I would hope that would be the desire of every believer in Jesus Christ; that we could somehow really comprehend that we are just “strangers and foreigners” in this world; that we have been set apart by God (made holy); and that our efforts should be to “lay up treasure in heaven.”
However, that was not totally what the person sharing with me meant by their statement. The follow-on discussion revealed a belief that “things of eternal value” are very specific in their nature: they must impact many people (for example, preaching or leading Vacation Bible School); they require special leadership or spiritual gifts to accomplish (for example, dynamic teaching or organizational skills, or musical talents); they demand a lot of effort and energy; and they occur in the public domain, where others can see what you are doing for the Lord.
I invited the person to share further: why was this such a specific burden to them? The response came down to this: “I am not doing anything of eternal value. I lack the abilities to impact lives. I am merely a parent and a spouse, and not necessarily successful at either of those.”
This is not the first time I have heard this expressed. Perhaps as you read this message you really connect with this person. So allow me to share an insight from a dead guy, Francis de Sales, a Catholic bishop who lived in some 400 years ago. He wrote: “The state of marriage is one which requires more virtue and constancy than any other; it is a perpetual exercise of mortification.” That is dead people talk for:
“The most difficult ministry on earth is marriage.”
Let there be no doubt, marriage is a ministry. While we may sense God’s “leading” or “calling” to a certain task, nowhere in the Bible does it tell us to lead a youth camp or organize VBS or preach three sermons a week or even go a specific mission trip. However, there are direct commands from God related to marriage; and to great degree that is because the state of our Christian marriages is a picture to a watching world of the relationship between Christ and His church. If my marriage dies because I am spending so much time and energy doing “God’s work,” then a watching world is free to wonder about the transforming work of Christ in a person’s life. “If Jesus loves me like that preacher loves his (ex)wife, then I want nothing to do with Him.”

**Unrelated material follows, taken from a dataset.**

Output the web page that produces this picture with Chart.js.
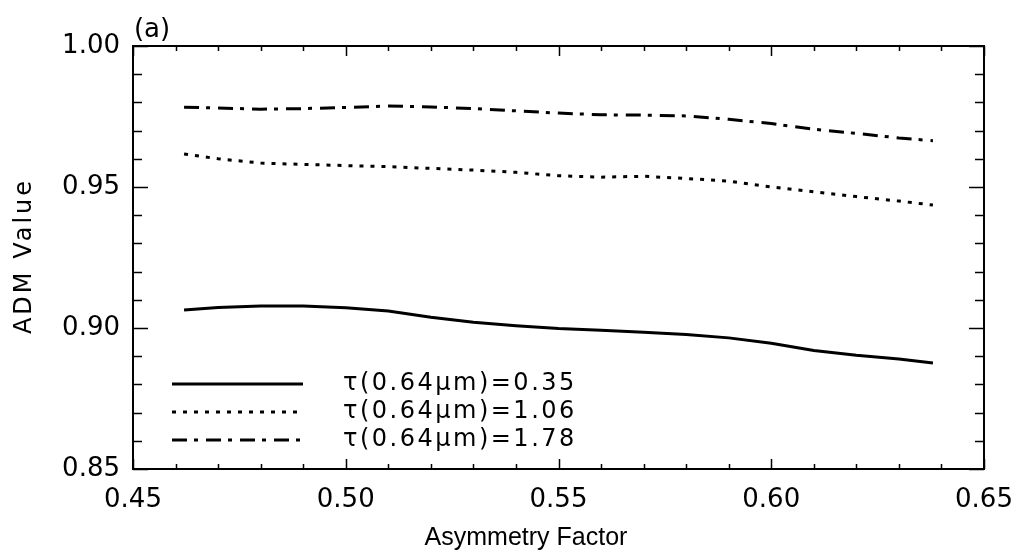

And marriage, more than any other relationship (and this is likely the way God designed it), can be a refining tool in the hands of the Lord. Confronting my own sin and sinful ways, which are glaringly exposed in marriage, by choosing to die to myself (mortification) can do more to make me holy in the way I live than most any other situation or circumstance. Every biblical principle that we might teach from a pulpit or in a Bible study play out in marriage: love, forgiveness, patience, long suffering, sacrifice and on and on.
“Pastor, I just want to do something of eternal value.” Then next only to your personal relationship with God, pour everything you have into creating and sustaining a marriage that glorifies God. Doing that will impact those around you and generations to follow – which is of eternal value.